## INSTRUCTION
Reproduce, character for character, the lines below from the first through the one with "y_ticks = [0, 20, 40, 60, 80, 100, 120, 140, 160]". Leave pictures out.

## COLLECTED MATERIAL
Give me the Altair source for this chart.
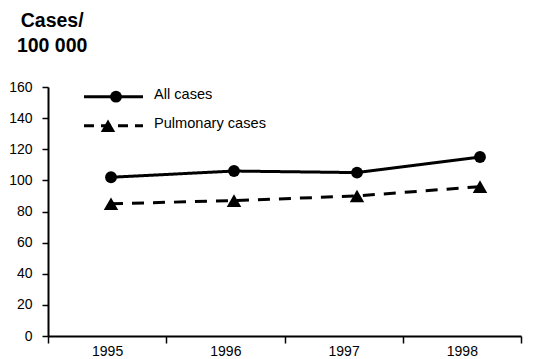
import altair as alt
import pandas as pd

years = ["1995", "1996", "1997", "1998"]
all_cases = [102, 106, 105, 115]
pulmonary_cases = [85, 87, 90, 96]
series_names = ["All cases", "Pulmonary cases"]
y_ticks = [0, 20, 40, 60, 80, 100, 120, 140, 160]

rows = []
for name, vals in zip(series_names, [all_cases, pulmonary_cases]):
    for yr, v in zip(years, vals):
        rows.append({"year": yr, "value": v, "series": name})
df = pd.DataFrame(rows)
legend_df = pd.DataFrame({"series": series_names})
year_df = pd.DataFrame({"year": years})

FONT = "Liberation Sans"

shape_scale = alt.Scale(domain=series_names, range=["circle", "triangle-up"])
size_scale = alt.Scale(domain=series_names, range=[140, 210])

# category axis (band boundaries as ticks, labels centred)
x_axis = alt.X("year:N", title=None, sort=years,
               scale=alt.Scale(type="band", paddingInner=0, paddingOuter=0),
               axis=alt.Axis(labelAngle=0, tickBand="extent", tickSize=7, tickWidth=1.5,
                             domainWidth=2, domainColor="black", tickColor="black",
                             labelFont=FONT, labelFontSize=14, labelColor="black",
                             labelPadding=1, grid=False))
# data positions as drawn in the reference (slightly wider spread than the bands)
x_data = alt.X("year:N", title=None, sort=years, axis=None,
               scale=alt.Scale(type="point", domain=years, range=[63, 432], padding=0))
y = alt.Y("value:Q", title=None,
          scale=alt.Scale(domain=[0, 160], nice=False),
          axis=alt.Axis(values=y_ticks, tickSize=6, tickWidth=1.5, domainWidth=2,
                        domainColor="black", tickColor="black",
                        labelFont=FONT, labelFontSize=14, labelColor="black",
                        labelPadding=10, grid=False))

axis_layer = alt.Chart(year_df).mark_point(opacity=0).encode(x=x_axis)

base = alt.Chart(df)
lines = base.mark_line(color="black", strokeWidth=3).encode(
    x=x_data, y=y,
    strokeDash=alt.StrokeDash("series:N", sort=series_names,
                              scale=alt.Scale(domain=series_names, range=[[1, 0], [12, 9]]),
                              legend=None),
    detail="series:N",
)
points = base.mark_point(filled=True, color="black", opacity=1).encode(
    x=x_data, y=y,
    shape=alt.Shape("series:N", sort=series_names, scale=shape_scale, legend=None),
    size=alt.Size("series:N", scale=size_scale, legend=None),
)

data_layer = alt.layer(axis_layer, lines, points).resolve_scale(x="independent")

# legend drawn from the legend table
ly = alt.Y("series:N", title=None, axis=None,
           scale=alt.Scale(type="point", domain=series_names, range=[9.7, 38.7], padding=0))
lx = alt.X("series:N", title=None, axis=None,
           scale=alt.Scale(type="point", domain=series_names, range=[68, 60], padding=0))

lbase = alt.Chart(legend_df)
leg_rule = lbase.mark_rule(color="black", strokeWidth=3).encode(
    x=alt.value(36), x2=alt.value(95), y=ly,
    strokeDash=alt.StrokeDash("series:N",
                              scale=alt.Scale(domain=series_names, range=[[1, 0], [10, 7]]),
                              legend=None),
)
leg_pts = lbase.mark_point(filled=True, color="black", opacity=1).encode(
    x=lx, y=ly,
    shape=alt.Shape("series:N", scale=shape_scale, legend=None),
    size=alt.Size("series:N", scale=size_scale, legend=None),
)
leg_text = lbase.mark_text(align="left", baseline="middle", dy=-2, font=FONT,
                           fontSize=14.6, color="black").encode(
    x=alt.value(106), y=ly, text="series:N",
)
legend_layer = alt.layer(leg_rule, leg_pts, leg_text)

chart = alt.layer(data_layer, legend_layer).resolve_scale(
    x="independent", y="independent", strokeDash="independent"
).properties(
    width=473, height=249,
    padding={"left": 0, "top": 3, "right": 10, "bottom": 0},
    title=alt.TitleParams(
        text=["Cases/", "100 000"], anchor="start", frame="bounds", align="center",
        font=FONT, fontSize=19.5, fontWeight="bold", color="black",
        lineHeight=24.5, dx=43.5, offset=24,
    ),
).configure_view(stroke=None)

chart.save("out.html", embed_options={"renderer": "svg", "actions": False})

## TASK RESPONSE
Give me the Altair source for this chart.
import altair as alt
import pandas as pd

years = ["1995", "1996", "1997", "1998"]
all_cases = [102, 106, 105, 115]
pulmonary_cases = [85, 87, 90, 96]
series_names = ["All cases", "Pulmonary cases"]
y_ticks = [0, 20, 40, 60, 80, 100, 120, 140, 160]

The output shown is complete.